Phononic materials with effectively scale-separated hierarchical features using interpretable machine learning
Mary V. Bastawrous, Zhi Chen, Alexander C. Ogren, Chiara Daraio, Cynthia Rudin, L. Catherine Brinson
TL;DR
This work tackles the challenge of designing hierarchical phononic materials with tunable multi-band gaps by extending the interpretable unit-cell template method to hierarchical templates. A two-level coarse-to-fine design enables scale separation, allowing coarse-scale bandgap objectives to be preserved while refining fine-scale features to realize additional high-frequency bandgaps, all within a much larger, not previously explored design space. The method demonstrates robust scale-separation: coarse objectives remain intact as fine features are added, with quantified robustness via fine-scale transfer precision and substantial computational savings from sequential design.

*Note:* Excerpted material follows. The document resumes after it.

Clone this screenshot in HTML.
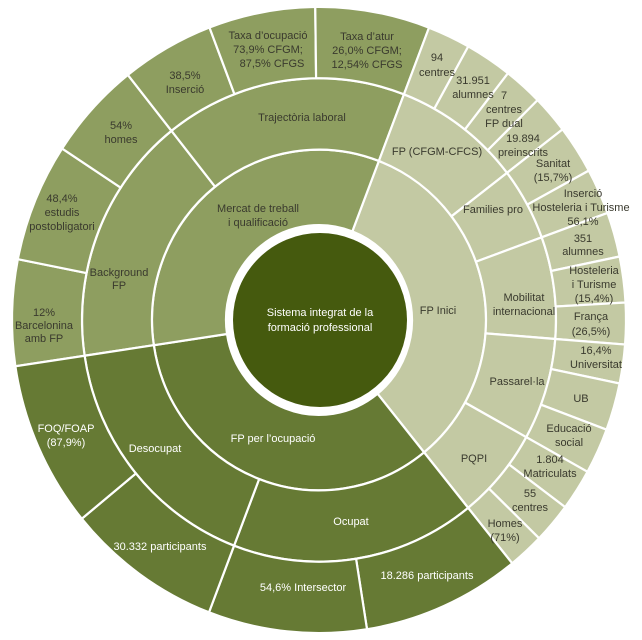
<!DOCTYPE html>
<html><head><meta charset="utf-8"><style>
html,body{margin:0;padding:0;background:#fff;width:642px;height:640px;overflow:hidden}
svg{display:block}
text{font-family:"Liberation Sans",sans-serif;font-size:11px;text-anchor:middle}
.d{fill:#3a3a2e}.w{fill:#fff}
</style></head><body>
<svg id="s" width="642" height="640" viewBox="0 0 642 640" xmlns="http://www.w3.org/2000/svg">
<g id="g" transform="translate(319,320) scale(1,1.02)"></g>
<circle cx="320" cy="320" r="87" fill="#455a0e"/>
<g class="w">
<text x="320" y="316">Sistema integrat de la</text><text x="320" y="331">formació professional</text>
<text x="273" y="442">FP per l’ocupació</text>
<text x="155" y="452">Desocupat</text>
<text x="351" y="525">Ocupat</text>
<text x="66" y="432">FOQ/FOAP</text><text x="66" y="446">(87,9%)</text>
<text x="160" y="550">30.332 participants</text>
<text x="303" y="591">54,6% Intersector</text>
<text x="427" y="579">18.286 participants</text>
</g>
<g class="d">
<text x="258" y="212">Mercat de treball</text><text x="258" y="226">i qualificació</text>
<text x="438" y="314">FP  Inici</text>
<text x="302" y="121">Trajectòria laboral</text>
<text x="119" y="276">Background</text><text x="119" y="289">FP</text>
<text x="437" y="155">FP (CFGM-CFCS)</text>
<text x="493" y="213">Families pro</text>
<text x="524" y="301">Mobilitat</text><text x="524" y="315">internacional</text>
<text x="517" y="385">Passarel·la</text>
<text x="474" y="462">PQPI</text>
<text x="44" y="316">12%</text><text x="44" y="329">Barcelonina</text><text x="44" y="342">amb FP</text>
<text x="62" y="202">48,4%</text><text x="62" y="216">estudis</text><text x="62" y="230">postobligatori</text>
<text x="121" y="129">54%</text><text x="121" y="143">homes</text>
<text x="185" y="79">38,5%</text><text x="185" y="93">Inserció</text>
<text x="268" y="39">Taxa d’ocupació</text><text x="268" y="53">73,9% CFGM;</text><text x="272" y="67">87,5% CFGS</text>
<text x="367" y="40">Taxa d’atur</text><text x="367" y="54">26,0% CFGM;</text><text x="367" y="68">12,54% CFGS</text>
<text x="437" y="61">94</text><text x="437" y="76">centres</text>
<text x="473" y="84">31.951</text><text x="473" y="98">alumnes</text>
<text x="504" y="99">7</text><text x="504" y="113">centres</text><text x="504" y="127">FP dual</text>
<text x="523" y="142">19.894</text><text x="523" y="156">preinscrits</text>
<text x="553" y="167">Sanitat</text><text x="553" y="181">(15,7%)</text>
<text x="583" y="197">Inserció</text><text x="581" y="211">Hosteleria i Turisme</text><text x="583" y="225">56,1%</text>
<text x="583" y="242">351</text><text x="583" y="255">alumnes</text>
<text x="594" y="274">Hosteleria</text><text x="594" y="288">i Turisme</text><text x="594" y="302">(15,4%)</text>
<text x="591" y="320">França</text><text x="591" y="335">(26,5%)</text>
<text x="596" y="354">16,4%</text><text x="596" y="368">Universitat</text>
<text x="581" y="402">UB</text>
<text x="569" y="432">Educació</text><text x="569" y="446">social</text>
<text x="550" y="463">1.804</text><text x="550" y="477">Matriculats</text>
<text x="530" y="497">55</text><text x="530" y="511">centres</text>
<text x="505" y="527">Homes</text><text x="505" y="541">(71%)</text>
</g>
</svg>
<script>
var g=document.getElementById('g');
function P(a,r){var t=a*Math.PI/180;return [r*Math.sin(t),-r*Math.cos(t)];}
function seg(a0,a1,r0,r1,c){
 var p1=P(a0,r1),p2=P(a1,r1),p3=P(a1,r0),p4=P(a0,r0),l=(a1-a0)>180?1:0;
 var d='M'+p1+' A'+r1+','+r1+' 0 '+l+' 1 '+p2+' L'+p3+' A'+r0+','+r0+' 0 '+l+' 0 '+p4+'Z';
 var e=document.createElementNS('http://www.w3.org/2000/svg','path');
 e.setAttribute('d',d);e.setAttribute('fill',c);e.setAttribute('stroke','#fff');e.setAttribute('stroke-width','2.2');
 g.appendChild(e);}
var M='#8e9e60',O='#667a34',I='#c3c9a3';
var R0=93,R1=167,R2=237,R3=307;
seg(21,141,R0,R1,I);seg(141,261.5,R0,R1,O);seg(261.5,381,R0,R1,M);
[[261.5,321.5,M],[321.5,381,M],[21,52.5,I],[52.5,70,I],[70,94.5,I],[94.5,119,I],[119,141,I],[141,201,O],[201,261.5,O]].forEach(function(s){seg(s[0],s[1],R1,R2,s[2]);});
var m=[261.5,281.2,303.2,321.5,339.1,359.3,381];for(var i=0;i<m.length-1;i++)seg(m[i],m[i+1],R2,R3,M);
var f=[21,29.1,38,45.4,52.5,61.5,70,78.3,86.8,94.5,101.7,110.5,119,126.7,134.2,141];for(i=0;i<f.length-1;i++)seg(f[i],f[i+1],R2,R3,I);
var o=[141,171,201,230.6,261.5];for(i=0;i<o.length-1;i++)seg(o[i],o[i+1],R2,R3,O);
</script>
</body></html>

Numerical and experimental validations—featuring FE dispersion analysis and a 3D-validated, 8×8 steel lattice with LDV measurements—confirm that the hierarchical templates can realize prescribed bandgaps in real structures, offering a flexible route to multidimensional wave control in metamaterials.
Abstract
Manipulating the dispersive characteristics of vibrational waves is beneficial for many applications, e.g., high-precision instruments. architected hierarchical phononic materials have sparked promise tunability of elastodynamic waves and vibrations over multiple frequency ranges. In this article, hierarchical unit-cells are obtained, where features at each length scale result in a band gap within a targeted frequency range. Our novel approach, the ``hierarchical unit-cell template method,'' is an interpretable machine-learning approach that uncovers global unit-cell shape/topology patterns corresponding to predefined band-gap objectives. A scale-separation effect is observed where the coarse-scale band-gap objective is mostly unaffected by the fine-scale features despite the closeness of their length scales, thus enabling an efficient hierarchical algorithm. Moreover, the hierarchical patterns revealed are not predefined or self-similar hierarchies as common in current hierarchical phononic materials. Thus, our approach offers a flexible and efficient method for the exploration of new regions in the hierarchical design space, extracting minimal effective patterns for inverse design in applications targeting multiple frequency ranges.